EXERCISE REQUIREMENTS: Every record below should be transcribed exactly. Omit the images.

[Charts and diagrams as code]
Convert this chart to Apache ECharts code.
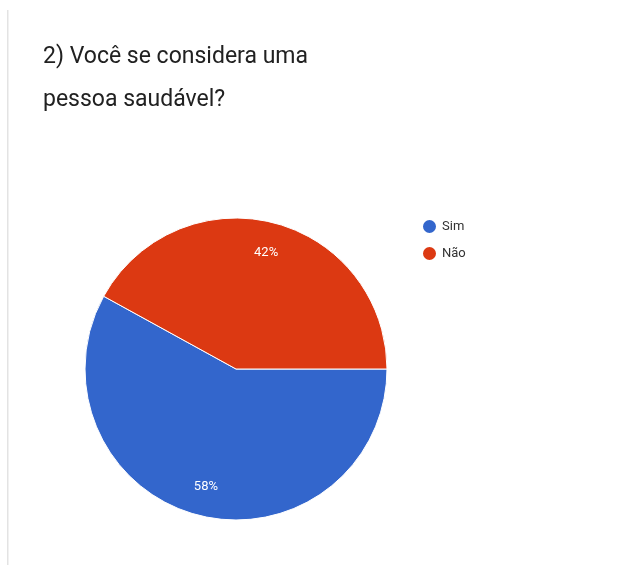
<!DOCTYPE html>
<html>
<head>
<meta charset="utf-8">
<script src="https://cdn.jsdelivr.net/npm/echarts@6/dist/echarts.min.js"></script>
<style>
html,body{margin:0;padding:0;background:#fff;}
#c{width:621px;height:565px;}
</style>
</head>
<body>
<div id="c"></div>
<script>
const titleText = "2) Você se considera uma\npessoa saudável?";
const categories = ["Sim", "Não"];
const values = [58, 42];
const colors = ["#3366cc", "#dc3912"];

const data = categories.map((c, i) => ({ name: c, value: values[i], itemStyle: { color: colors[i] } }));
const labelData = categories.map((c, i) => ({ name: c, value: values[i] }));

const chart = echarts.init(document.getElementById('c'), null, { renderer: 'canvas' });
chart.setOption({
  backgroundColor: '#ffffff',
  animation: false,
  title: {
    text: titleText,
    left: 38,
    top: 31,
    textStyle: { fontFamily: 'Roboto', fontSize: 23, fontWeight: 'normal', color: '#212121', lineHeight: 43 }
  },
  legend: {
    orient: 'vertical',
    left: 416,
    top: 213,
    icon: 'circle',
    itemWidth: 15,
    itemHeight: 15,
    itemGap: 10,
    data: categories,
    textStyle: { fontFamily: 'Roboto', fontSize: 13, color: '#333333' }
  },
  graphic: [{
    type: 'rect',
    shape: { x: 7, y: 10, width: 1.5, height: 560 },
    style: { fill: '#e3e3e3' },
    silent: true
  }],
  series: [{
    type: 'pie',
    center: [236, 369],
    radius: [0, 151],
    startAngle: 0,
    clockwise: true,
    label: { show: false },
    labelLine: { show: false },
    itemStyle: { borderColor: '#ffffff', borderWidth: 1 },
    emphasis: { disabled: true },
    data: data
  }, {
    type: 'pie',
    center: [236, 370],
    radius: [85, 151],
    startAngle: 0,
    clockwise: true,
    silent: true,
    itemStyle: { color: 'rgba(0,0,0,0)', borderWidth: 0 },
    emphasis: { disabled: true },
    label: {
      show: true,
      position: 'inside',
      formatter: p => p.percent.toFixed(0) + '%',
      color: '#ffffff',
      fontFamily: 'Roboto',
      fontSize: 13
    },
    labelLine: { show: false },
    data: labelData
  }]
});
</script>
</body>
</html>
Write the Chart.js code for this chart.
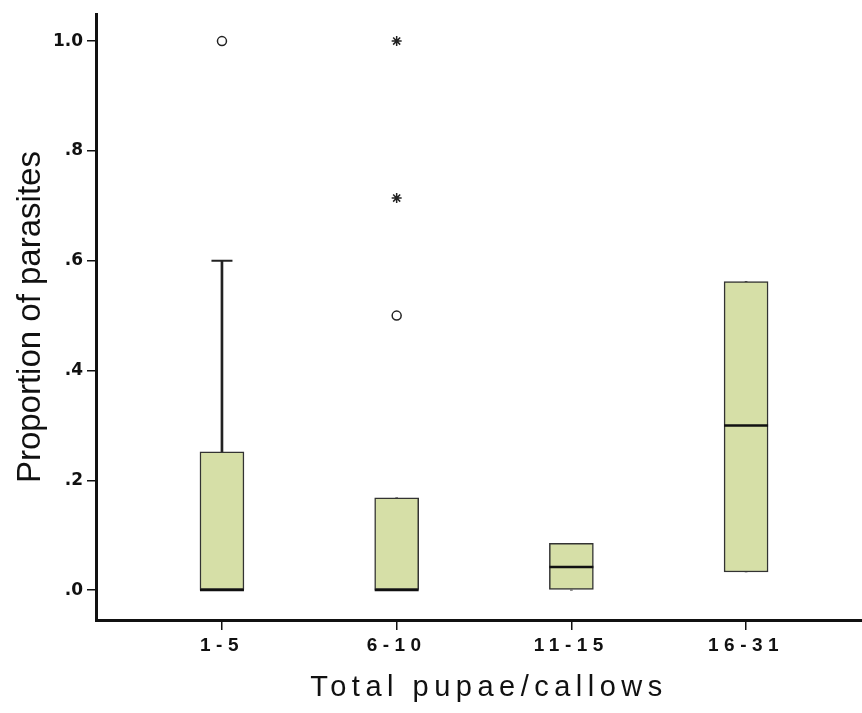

SOLUTION FOR THIS TASK:
Convert this chart to Apache ECharts code.
<!DOCTYPE html>
<html>
<head>
<meta charset="utf-8">
<script src="https://cdn.jsdelivr.net/npm/echarts@6/dist/echarts.min.js"></script>
<style>
html,body{margin:0;padding:0;background:#fff;}
#c{width:621px;height:565px;}
</style>
</head>
<body>
<div id="c"></div>
<script>
const titleText = "2) Você se considera uma\npessoa saudável?";
const categories = ["Sim", "Não"];
const values = [58, 42];
const colors = ["#3366cc", "#dc3912"];

const data = categories.map((c, i) => ({ name: c, value: values[i], itemStyle: { color: colors[i] } }));
const labelData = categories.map((c, i) => ({ name: c, value: values[i] }));

const chart = echarts.init(document.getElementById('c'), null, { renderer: 'canvas' });
chart.setOption({
  backgroundColor: '#ffffff',
  animation: false,
  title: {
    text: titleText,
    left: 38,
    top: 31,
    textStyle: { fontFamily: 'Roboto', fontSize: 23, fontWeight: 'normal', color: '#212121', lineHeight: 43 }
  },
  legend: {
    orient: 'vertical',
    left: 416,
    top: 213,
    icon: 'circle',
    itemWidth: 15,
    itemHeight: 15,
    itemGap: 10,
    data: categories,
    textStyle: { fontFamily: 'Roboto', fontSize: 13, color: '#333333' }
  },
  graphic: [{
    type: 'rect',
    shape: { x: 7, y: 10, width: 1.5, height: 560 },
    style: { fill: '#e3e3e3' },
    silent: true
  }],
  series: [{
    type: 'pie',
    center: [236, 369],
    radius: [0, 151],
    startAngle: 0,
    clockwise: true,
    label: { show: false },
    labelLine: { show: false },
    itemStyle: { borderColor: '#ffffff', borderWidth: 1 },
    emphasis: { disabled: true },
    data: data
  }, {
    type: 'pie',
    center: [236, 370],
    radius: [85, 151],
    startAngle: 0,
    clockwise: true,
    silent: true,
    itemStyle: { color: 'rgba(0,0,0,0)', borderWidth: 0 },
    emphasis: { disabled: true },
    label: {
      show: true,
      position: 'inside',
      formatter: p => p.percent.toFixed(0) + '%',
      color: '#ffffff',
      fontFamily: 'Roboto',
      fontSize: 13
    },
    labelLine: { show: false },
    data: labelData
  }]
});
</script>
</body>
</html>
Write the Chart.js code for this chart.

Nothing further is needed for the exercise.